### EXERCISE DESCRIPTION:
Find the lines of data that contain the string "this", then list them.

________

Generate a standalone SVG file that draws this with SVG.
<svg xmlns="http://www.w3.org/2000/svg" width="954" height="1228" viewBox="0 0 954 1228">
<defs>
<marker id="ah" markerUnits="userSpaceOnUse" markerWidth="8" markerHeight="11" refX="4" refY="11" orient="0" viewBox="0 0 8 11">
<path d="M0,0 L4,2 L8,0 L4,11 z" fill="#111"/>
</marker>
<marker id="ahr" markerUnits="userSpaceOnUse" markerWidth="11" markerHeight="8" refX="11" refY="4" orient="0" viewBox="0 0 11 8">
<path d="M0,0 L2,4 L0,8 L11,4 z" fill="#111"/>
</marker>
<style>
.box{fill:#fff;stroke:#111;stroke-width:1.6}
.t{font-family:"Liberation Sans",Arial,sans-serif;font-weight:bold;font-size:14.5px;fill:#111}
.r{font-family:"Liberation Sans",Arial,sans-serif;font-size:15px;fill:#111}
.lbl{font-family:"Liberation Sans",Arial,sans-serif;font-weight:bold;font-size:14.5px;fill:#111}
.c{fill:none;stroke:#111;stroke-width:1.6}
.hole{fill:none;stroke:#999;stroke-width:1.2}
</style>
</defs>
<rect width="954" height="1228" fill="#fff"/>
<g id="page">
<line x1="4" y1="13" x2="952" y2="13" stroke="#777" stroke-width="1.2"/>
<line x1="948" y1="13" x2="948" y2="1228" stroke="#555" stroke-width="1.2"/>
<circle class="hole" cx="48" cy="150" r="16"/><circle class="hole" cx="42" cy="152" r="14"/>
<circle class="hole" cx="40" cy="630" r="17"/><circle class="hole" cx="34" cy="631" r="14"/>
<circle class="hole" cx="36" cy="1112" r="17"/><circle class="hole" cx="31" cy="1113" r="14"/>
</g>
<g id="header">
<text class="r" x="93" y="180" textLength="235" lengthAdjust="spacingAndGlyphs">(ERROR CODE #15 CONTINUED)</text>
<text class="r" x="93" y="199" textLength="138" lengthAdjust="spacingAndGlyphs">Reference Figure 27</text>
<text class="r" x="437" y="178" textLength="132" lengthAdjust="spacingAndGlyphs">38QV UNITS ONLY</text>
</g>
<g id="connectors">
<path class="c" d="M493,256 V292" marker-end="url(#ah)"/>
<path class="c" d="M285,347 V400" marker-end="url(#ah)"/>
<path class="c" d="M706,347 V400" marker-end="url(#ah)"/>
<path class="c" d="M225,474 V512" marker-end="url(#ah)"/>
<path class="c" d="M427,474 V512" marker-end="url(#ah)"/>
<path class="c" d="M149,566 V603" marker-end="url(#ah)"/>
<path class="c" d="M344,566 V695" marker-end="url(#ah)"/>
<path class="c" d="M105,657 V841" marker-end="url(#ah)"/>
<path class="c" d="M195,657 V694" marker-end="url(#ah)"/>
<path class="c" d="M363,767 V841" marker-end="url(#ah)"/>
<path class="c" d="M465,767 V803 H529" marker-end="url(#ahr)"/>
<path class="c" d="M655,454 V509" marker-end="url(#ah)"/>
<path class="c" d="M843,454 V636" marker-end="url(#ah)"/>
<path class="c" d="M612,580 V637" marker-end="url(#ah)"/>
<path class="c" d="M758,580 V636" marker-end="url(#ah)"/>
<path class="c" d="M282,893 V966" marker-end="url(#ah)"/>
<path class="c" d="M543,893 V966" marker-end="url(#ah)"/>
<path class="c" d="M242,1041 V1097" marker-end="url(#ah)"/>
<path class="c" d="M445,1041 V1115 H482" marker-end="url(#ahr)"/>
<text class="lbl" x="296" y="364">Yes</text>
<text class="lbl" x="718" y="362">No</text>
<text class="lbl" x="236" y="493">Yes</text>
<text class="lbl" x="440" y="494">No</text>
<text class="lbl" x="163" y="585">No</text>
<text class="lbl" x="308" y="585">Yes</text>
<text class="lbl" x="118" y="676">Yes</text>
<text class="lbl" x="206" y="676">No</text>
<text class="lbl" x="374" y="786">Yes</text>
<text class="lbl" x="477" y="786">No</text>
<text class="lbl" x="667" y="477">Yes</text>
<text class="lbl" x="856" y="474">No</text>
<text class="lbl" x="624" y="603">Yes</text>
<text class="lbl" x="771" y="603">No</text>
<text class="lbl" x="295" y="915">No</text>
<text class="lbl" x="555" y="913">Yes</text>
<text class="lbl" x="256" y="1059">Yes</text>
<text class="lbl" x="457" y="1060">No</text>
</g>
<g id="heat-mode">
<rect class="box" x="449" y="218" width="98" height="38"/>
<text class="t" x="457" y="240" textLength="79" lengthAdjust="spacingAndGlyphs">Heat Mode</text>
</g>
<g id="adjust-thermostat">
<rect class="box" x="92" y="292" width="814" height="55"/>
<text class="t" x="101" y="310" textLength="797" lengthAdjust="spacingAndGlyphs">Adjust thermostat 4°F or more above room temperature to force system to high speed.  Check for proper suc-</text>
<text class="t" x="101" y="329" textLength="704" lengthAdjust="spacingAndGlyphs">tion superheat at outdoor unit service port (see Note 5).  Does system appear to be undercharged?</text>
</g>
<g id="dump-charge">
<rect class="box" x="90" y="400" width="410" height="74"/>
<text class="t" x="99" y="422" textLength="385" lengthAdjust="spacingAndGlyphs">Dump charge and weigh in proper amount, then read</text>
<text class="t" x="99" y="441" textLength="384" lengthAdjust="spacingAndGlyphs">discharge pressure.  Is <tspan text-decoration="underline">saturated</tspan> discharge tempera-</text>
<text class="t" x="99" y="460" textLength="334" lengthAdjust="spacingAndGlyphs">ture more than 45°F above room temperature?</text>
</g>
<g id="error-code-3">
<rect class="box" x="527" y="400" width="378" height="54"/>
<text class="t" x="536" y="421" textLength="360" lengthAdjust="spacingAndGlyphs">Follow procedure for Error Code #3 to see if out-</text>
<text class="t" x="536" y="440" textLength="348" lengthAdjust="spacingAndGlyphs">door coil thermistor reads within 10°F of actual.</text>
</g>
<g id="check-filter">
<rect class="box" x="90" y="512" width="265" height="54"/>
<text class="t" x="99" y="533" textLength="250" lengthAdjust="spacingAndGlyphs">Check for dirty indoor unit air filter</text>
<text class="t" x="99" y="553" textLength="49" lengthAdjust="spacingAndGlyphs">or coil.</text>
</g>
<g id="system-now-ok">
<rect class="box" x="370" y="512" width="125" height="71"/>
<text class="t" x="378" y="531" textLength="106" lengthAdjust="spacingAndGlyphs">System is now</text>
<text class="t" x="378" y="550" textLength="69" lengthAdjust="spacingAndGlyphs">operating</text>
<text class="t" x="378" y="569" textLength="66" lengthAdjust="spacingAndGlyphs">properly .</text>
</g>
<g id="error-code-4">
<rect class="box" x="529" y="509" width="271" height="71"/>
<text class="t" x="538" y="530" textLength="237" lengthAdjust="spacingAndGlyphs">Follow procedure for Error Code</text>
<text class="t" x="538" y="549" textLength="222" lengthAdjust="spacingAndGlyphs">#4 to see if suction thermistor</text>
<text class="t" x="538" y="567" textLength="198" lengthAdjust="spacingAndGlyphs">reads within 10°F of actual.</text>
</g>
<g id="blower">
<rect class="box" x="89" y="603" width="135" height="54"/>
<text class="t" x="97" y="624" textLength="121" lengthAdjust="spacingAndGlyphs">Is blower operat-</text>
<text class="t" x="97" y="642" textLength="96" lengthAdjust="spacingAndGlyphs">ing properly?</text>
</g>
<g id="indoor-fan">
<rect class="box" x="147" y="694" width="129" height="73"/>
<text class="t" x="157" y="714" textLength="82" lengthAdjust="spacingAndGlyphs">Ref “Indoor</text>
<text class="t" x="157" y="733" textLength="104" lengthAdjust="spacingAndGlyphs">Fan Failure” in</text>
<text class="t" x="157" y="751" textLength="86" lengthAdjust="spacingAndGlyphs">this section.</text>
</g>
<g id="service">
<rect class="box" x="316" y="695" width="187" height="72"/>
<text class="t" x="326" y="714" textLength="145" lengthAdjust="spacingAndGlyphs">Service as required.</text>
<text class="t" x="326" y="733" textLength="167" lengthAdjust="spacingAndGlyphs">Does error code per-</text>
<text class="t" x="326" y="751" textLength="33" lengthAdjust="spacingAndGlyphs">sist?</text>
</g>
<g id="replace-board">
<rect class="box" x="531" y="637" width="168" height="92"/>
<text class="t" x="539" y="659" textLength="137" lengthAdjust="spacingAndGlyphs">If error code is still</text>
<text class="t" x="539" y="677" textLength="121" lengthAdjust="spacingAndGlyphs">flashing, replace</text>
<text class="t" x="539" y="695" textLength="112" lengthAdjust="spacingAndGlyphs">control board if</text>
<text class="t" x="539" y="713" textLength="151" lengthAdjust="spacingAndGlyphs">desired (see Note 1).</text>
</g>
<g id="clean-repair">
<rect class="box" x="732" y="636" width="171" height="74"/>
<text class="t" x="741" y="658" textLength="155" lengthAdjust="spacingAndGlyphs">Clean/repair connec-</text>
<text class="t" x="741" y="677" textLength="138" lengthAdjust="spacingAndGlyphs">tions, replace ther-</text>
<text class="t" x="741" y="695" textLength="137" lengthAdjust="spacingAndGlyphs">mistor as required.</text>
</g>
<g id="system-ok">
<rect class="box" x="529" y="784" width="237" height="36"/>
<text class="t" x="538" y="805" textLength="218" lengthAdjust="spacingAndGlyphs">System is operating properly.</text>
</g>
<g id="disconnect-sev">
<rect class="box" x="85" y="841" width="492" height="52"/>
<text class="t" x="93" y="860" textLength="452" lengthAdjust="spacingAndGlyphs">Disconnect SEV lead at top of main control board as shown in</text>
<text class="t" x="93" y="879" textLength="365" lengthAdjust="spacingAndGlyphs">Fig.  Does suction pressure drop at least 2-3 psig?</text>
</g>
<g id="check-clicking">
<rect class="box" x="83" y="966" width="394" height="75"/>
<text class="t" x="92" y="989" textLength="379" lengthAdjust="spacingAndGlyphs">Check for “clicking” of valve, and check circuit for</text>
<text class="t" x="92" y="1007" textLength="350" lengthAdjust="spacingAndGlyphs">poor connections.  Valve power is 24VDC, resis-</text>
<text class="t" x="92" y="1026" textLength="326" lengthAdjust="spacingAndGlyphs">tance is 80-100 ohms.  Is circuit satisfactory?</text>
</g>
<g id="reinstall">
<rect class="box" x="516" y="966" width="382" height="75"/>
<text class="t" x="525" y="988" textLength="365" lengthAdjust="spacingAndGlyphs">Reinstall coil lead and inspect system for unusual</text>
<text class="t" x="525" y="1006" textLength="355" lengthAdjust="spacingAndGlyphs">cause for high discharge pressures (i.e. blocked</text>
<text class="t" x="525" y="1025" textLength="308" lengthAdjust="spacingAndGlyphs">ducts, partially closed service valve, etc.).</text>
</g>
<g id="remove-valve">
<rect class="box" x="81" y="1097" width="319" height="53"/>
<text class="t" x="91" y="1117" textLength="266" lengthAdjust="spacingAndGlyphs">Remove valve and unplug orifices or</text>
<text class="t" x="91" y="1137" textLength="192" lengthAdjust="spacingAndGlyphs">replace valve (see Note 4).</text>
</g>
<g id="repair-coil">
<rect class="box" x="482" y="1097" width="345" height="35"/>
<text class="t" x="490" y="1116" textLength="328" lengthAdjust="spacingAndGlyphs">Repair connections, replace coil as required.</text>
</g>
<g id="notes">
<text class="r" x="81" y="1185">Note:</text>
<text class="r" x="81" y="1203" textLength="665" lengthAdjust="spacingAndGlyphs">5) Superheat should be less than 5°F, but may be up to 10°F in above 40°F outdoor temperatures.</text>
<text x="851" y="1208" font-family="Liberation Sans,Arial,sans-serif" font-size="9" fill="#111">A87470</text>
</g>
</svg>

________

### CORRECT RESULT:
Generate a standalone SVG file that draws this with SVG.
<text class="t" x="157" y="751" textLength="86" lengthAdjust="spacingAndGlyphs">this section.</text>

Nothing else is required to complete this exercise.